:: Material ::

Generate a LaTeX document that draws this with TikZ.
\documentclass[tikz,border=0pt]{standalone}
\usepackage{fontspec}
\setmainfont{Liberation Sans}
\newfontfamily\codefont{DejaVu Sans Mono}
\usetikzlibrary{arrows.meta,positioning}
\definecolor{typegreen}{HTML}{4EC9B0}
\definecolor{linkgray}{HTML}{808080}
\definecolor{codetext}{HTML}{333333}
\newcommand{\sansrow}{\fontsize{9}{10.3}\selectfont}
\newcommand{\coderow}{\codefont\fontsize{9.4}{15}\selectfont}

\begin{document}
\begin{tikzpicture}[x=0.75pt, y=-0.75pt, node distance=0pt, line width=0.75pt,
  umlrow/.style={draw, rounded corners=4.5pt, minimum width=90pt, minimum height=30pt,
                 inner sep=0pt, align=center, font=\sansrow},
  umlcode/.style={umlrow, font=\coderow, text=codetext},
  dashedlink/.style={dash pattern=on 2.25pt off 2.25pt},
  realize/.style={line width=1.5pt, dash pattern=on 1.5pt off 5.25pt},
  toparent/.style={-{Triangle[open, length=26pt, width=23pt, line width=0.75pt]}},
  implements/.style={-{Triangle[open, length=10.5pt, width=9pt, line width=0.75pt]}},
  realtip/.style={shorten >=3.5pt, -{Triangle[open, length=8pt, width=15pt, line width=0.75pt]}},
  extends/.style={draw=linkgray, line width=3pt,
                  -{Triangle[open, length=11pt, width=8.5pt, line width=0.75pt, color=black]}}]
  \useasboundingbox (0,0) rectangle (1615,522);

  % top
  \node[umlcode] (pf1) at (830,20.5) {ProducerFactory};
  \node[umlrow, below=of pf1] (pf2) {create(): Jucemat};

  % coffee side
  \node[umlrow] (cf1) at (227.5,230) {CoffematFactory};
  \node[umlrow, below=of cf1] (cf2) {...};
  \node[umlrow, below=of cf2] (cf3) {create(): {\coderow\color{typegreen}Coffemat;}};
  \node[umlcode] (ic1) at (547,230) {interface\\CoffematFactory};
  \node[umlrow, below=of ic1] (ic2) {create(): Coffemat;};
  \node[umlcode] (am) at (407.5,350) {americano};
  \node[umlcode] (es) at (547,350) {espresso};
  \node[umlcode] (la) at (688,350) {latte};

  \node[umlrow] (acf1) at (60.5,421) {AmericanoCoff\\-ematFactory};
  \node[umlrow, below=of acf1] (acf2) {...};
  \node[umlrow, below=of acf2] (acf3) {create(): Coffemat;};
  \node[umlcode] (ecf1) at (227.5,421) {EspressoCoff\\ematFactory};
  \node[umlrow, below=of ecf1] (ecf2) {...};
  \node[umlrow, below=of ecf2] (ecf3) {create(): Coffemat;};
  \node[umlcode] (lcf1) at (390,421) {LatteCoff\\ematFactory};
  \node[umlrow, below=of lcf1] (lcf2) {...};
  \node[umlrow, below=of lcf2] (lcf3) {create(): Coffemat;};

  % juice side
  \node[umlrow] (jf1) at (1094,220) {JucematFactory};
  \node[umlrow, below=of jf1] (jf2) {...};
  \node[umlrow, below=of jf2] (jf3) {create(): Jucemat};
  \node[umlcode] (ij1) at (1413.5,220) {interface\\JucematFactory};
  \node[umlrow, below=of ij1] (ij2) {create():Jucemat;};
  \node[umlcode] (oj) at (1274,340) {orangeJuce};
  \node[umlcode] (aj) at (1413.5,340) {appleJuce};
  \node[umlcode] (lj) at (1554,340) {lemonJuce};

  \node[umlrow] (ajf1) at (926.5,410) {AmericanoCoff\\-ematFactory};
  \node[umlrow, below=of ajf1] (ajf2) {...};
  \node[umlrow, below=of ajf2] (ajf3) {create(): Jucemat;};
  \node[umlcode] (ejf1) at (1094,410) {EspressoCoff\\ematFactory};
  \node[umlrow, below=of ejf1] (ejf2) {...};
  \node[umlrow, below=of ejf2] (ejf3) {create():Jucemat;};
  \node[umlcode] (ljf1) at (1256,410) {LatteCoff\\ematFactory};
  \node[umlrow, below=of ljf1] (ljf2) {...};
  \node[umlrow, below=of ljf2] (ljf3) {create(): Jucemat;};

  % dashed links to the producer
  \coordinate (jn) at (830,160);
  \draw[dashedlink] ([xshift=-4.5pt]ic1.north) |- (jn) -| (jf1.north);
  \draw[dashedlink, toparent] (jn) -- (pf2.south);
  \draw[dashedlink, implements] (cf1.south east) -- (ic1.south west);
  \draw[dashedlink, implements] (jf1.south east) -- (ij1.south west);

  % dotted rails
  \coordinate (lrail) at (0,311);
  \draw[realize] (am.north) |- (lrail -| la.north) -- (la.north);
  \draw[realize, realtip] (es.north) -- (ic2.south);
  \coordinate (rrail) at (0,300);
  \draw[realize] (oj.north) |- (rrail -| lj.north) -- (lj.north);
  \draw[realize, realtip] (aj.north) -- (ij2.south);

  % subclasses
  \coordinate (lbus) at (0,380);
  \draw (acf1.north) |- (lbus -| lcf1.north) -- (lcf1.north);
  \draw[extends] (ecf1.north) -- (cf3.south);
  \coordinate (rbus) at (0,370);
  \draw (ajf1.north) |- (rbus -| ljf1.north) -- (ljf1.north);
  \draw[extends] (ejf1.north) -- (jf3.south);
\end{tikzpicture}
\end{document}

:::
:: Material ::

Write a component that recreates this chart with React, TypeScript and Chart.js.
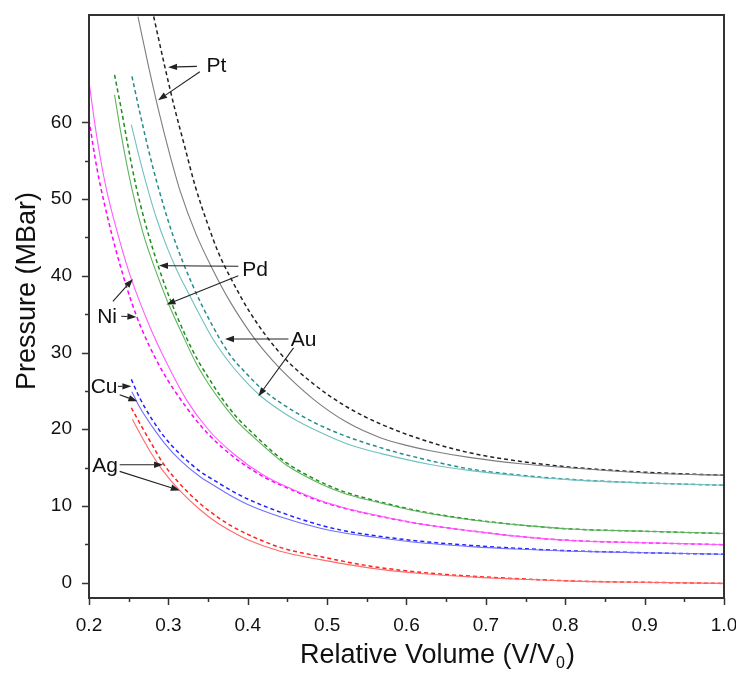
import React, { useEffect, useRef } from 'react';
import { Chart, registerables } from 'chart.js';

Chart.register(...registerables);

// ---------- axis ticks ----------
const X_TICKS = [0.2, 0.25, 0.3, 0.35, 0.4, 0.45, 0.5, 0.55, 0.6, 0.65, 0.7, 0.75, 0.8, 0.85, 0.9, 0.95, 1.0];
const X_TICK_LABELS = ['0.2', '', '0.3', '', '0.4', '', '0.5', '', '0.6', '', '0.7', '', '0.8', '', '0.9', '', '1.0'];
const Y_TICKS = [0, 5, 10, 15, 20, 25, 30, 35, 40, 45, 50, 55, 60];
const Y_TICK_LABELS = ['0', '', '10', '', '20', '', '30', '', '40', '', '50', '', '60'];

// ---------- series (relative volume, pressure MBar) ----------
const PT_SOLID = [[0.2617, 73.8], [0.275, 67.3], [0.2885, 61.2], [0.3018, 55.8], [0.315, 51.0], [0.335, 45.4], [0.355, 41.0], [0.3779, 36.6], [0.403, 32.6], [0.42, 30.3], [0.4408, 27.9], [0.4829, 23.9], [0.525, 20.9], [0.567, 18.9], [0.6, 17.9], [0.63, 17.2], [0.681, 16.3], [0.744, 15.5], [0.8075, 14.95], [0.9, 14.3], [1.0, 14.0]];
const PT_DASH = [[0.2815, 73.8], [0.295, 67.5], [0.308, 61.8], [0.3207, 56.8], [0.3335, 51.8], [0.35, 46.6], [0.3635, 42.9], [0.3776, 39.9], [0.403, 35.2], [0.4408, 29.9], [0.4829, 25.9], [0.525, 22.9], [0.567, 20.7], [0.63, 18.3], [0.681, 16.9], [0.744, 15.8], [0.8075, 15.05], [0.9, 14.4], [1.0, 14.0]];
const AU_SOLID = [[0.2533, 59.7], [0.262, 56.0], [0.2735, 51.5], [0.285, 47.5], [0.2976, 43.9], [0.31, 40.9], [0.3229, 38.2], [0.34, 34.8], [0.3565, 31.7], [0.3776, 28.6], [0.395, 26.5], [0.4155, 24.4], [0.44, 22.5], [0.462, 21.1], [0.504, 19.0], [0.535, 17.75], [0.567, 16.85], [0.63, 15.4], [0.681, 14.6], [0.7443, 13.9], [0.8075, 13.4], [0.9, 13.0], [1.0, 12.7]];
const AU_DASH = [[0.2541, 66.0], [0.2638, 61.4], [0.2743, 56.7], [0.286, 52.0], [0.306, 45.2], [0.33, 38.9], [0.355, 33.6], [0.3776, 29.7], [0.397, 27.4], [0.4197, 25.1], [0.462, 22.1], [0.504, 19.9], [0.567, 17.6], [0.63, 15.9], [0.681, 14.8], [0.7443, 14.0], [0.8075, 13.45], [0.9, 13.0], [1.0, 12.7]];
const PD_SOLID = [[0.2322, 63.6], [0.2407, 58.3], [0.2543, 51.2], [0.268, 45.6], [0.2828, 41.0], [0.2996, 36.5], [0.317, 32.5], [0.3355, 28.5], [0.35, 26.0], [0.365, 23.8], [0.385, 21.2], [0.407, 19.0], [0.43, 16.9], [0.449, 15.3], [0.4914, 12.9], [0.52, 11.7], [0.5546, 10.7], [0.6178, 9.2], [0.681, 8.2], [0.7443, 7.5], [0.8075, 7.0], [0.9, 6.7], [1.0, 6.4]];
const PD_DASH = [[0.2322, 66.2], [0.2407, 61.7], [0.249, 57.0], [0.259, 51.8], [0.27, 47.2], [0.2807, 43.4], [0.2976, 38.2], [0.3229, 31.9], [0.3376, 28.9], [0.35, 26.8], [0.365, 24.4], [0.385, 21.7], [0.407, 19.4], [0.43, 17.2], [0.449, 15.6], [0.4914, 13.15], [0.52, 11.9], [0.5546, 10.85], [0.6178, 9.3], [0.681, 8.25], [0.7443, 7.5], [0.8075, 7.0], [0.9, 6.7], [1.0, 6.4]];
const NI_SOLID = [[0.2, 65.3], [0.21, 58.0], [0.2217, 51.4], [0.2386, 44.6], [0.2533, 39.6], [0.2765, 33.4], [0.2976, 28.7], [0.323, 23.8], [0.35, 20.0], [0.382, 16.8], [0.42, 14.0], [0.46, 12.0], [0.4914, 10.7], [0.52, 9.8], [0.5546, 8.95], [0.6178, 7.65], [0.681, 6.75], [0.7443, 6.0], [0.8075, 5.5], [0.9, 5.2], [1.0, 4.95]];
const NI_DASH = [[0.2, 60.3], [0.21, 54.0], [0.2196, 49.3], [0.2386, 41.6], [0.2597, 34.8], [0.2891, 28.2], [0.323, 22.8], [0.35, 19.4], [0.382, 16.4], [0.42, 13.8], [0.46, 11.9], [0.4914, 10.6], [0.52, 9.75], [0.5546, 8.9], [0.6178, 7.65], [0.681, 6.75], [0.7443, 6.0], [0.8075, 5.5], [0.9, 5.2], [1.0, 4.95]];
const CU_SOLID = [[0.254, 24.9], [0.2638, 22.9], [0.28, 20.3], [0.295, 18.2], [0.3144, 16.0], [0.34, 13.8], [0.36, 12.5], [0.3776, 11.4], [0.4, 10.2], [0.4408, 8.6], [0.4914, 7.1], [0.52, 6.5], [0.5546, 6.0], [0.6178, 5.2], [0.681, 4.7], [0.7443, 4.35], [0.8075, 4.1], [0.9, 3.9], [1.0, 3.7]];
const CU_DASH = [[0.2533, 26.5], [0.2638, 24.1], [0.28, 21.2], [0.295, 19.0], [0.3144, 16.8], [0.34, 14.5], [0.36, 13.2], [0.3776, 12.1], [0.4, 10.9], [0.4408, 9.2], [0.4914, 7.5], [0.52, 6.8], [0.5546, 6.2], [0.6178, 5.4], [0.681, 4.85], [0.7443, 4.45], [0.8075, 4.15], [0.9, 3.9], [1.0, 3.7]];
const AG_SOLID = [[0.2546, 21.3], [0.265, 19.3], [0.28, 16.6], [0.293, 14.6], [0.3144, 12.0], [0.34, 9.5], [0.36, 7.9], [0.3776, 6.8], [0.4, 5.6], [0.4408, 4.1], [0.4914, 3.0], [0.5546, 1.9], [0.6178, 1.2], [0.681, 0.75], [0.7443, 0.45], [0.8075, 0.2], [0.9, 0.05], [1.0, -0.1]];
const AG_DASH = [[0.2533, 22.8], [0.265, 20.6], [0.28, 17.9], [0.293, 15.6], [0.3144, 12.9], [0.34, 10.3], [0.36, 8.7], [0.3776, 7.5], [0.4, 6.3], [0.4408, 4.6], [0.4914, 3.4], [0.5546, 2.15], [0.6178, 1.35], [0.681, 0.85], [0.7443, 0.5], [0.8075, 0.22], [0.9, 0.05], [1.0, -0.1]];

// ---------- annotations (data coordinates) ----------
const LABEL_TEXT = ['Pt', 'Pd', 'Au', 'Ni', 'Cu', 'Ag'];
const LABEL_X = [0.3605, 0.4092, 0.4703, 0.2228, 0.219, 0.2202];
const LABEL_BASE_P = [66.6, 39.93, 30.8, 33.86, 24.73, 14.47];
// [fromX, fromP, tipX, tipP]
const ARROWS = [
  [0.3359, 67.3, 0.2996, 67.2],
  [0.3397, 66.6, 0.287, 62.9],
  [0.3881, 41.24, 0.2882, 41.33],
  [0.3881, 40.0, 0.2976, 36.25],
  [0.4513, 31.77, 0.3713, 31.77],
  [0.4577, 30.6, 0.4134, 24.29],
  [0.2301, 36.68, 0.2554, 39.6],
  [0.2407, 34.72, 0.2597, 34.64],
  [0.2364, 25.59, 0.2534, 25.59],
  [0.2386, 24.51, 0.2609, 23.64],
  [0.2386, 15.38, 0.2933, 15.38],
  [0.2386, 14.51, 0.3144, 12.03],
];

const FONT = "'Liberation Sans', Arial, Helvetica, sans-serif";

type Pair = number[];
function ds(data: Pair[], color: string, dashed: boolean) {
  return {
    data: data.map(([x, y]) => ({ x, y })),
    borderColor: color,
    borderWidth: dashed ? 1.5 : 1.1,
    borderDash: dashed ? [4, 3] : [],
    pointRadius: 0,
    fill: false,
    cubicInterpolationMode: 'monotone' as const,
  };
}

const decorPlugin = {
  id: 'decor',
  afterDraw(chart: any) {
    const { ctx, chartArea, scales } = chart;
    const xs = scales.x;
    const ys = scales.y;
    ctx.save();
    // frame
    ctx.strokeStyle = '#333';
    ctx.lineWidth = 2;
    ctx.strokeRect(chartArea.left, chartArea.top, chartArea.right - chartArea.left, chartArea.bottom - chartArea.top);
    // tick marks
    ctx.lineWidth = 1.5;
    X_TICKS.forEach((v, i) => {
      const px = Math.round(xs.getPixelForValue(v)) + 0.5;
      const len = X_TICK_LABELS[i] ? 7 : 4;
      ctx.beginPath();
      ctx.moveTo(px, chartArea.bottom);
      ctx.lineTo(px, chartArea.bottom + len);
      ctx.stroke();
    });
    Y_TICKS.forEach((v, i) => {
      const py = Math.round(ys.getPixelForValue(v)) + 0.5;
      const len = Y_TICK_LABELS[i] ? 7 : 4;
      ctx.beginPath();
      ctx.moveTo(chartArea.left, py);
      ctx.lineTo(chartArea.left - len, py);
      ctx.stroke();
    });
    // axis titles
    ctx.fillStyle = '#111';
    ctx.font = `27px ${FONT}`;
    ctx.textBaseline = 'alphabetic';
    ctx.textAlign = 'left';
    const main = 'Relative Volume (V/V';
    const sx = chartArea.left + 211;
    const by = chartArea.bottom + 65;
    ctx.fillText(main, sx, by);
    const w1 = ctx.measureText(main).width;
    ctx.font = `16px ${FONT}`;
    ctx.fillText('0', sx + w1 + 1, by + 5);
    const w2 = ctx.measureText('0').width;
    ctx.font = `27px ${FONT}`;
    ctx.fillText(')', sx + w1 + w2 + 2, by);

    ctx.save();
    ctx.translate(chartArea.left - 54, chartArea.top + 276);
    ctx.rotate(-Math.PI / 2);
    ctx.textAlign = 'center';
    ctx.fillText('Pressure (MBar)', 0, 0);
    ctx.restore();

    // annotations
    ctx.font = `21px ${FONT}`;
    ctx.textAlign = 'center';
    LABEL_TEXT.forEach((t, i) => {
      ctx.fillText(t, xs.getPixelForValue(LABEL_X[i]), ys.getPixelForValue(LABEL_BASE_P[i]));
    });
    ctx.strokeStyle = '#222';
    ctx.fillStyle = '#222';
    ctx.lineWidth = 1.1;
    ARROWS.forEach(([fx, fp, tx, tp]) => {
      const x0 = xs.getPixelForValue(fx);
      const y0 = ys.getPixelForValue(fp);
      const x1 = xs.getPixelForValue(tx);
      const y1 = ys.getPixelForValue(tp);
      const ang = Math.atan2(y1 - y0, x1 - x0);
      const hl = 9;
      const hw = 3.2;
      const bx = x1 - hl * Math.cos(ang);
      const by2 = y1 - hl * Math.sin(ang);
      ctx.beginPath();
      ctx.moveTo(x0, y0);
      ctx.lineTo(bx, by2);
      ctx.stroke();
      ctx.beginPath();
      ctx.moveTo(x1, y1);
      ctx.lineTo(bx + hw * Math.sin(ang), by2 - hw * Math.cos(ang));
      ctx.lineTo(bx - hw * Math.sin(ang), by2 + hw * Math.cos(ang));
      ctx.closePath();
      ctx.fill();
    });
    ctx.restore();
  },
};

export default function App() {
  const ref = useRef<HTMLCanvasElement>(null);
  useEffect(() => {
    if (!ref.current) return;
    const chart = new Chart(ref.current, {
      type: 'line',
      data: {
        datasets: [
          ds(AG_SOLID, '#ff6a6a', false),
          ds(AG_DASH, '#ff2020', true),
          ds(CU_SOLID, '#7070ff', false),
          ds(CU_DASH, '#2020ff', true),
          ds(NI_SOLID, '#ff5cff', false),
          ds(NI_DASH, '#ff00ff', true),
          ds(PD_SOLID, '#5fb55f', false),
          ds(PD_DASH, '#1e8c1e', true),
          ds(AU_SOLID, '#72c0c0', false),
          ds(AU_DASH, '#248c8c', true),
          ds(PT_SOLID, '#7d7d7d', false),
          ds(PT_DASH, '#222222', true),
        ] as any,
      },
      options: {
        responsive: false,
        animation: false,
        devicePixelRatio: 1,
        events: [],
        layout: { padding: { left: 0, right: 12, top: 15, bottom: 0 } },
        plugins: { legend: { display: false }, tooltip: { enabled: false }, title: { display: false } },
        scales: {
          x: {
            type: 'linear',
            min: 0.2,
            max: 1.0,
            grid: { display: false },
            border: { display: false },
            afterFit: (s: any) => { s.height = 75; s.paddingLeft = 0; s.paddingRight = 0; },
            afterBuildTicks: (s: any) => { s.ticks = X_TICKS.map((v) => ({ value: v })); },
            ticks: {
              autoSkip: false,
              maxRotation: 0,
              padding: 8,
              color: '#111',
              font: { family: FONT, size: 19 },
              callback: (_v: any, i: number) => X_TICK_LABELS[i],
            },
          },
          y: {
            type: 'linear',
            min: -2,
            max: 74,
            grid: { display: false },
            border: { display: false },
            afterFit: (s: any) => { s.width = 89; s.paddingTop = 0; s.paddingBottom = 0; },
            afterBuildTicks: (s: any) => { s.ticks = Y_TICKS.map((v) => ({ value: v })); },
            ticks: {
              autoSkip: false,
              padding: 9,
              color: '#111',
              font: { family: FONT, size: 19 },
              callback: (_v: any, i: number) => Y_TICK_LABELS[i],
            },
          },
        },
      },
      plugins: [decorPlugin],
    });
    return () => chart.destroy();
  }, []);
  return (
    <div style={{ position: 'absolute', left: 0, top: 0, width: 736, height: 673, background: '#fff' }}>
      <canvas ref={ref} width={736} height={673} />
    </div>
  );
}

:::
:: Material ::

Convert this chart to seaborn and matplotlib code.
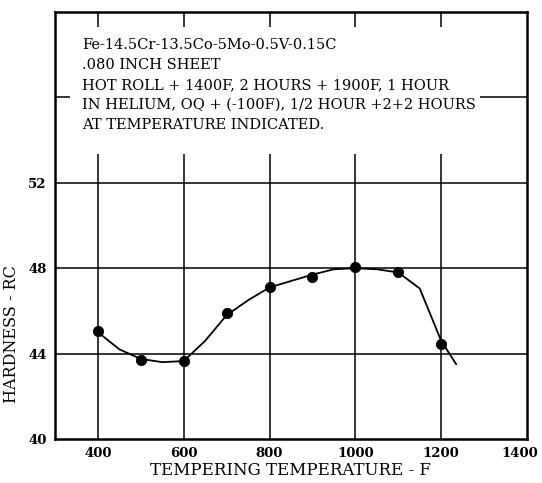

:::

**Job:**
Each line from the one bearing "Generate a LaTeX" through the one bearing "(la) at (688,350)" is to be duplicated without change; all remaining lines are to be left out.

**The output:**
Generate a LaTeX document that draws this with TikZ.
\documentclass[tikz,border=0pt]{standalone}
\usepackage{fontspec}
\setmainfont{Liberation Sans}
\newfontfamily\codefont{DejaVu Sans Mono}
\usetikzlibrary{arrows.meta,positioning}
\definecolor{typegreen}{HTML}{4EC9B0}
\definecolor{linkgray}{HTML}{808080}
\definecolor{codetext}{HTML}{333333}
\newcommand{\sansrow}{\fontsize{9}{10.3}\selectfont}
\newcommand{\coderow}{\codefont\fontsize{9.4}{15}\selectfont}

\begin{document}
\begin{tikzpicture}[x=0.75pt, y=-0.75pt, node distance=0pt, line width=0.75pt,
  umlrow/.style={draw, rounded corners=4.5pt, minimum width=90pt, minimum height=30pt,
                 inner sep=0pt, align=center, font=\sansrow},
  umlcode/.style={umlrow, font=\coderow, text=codetext},
  dashedlink/.style={dash pattern=on 2.25pt off 2.25pt},
  realize/.style={line width=1.5pt, dash pattern=on 1.5pt off 5.25pt},
  toparent/.style={-{Triangle[open, length=26pt, width=23pt, line width=0.75pt]}},
  implements/.style={-{Triangle[open, length=10.5pt, width=9pt, line width=0.75pt]}},
  realtip/.style={shorten >=3.5pt, -{Triangle[open, length=8pt, width=15pt, line width=0.75pt]}},
  extends/.style={draw=linkgray, line width=3pt,
                  -{Triangle[open, length=11pt, width=8.5pt, line width=0.75pt, color=black]}}]
  \useasboundingbox (0,0) rectangle (1615,522);

  % top
  \node[umlcode] (pf1) at (830,20.5) {ProducerFactory};
  \node[umlrow, below=of pf1] (pf2) {create(): Jucemat};

  % coffee side
  \node[umlrow] (cf1) at (227.5,230) {CoffematFactory};
  \node[umlrow, below=of cf1] (cf2) {...};
  \node[umlrow, below=of cf2] (cf3) {create(): {\coderow\color{typegreen}Coffemat;}};
  \node[umlcode] (ic1) at (547,230) {interface\\CoffematFactory};
  \node[umlrow, below=of ic1] (ic2) {create(): Coffemat;};
  \node[umlcode] (am) at (407.5,350) {americano};
  \node[umlcode] (es) at (547,350) {espresso};
  \node[umlcode] (la) at (688,350) {latte};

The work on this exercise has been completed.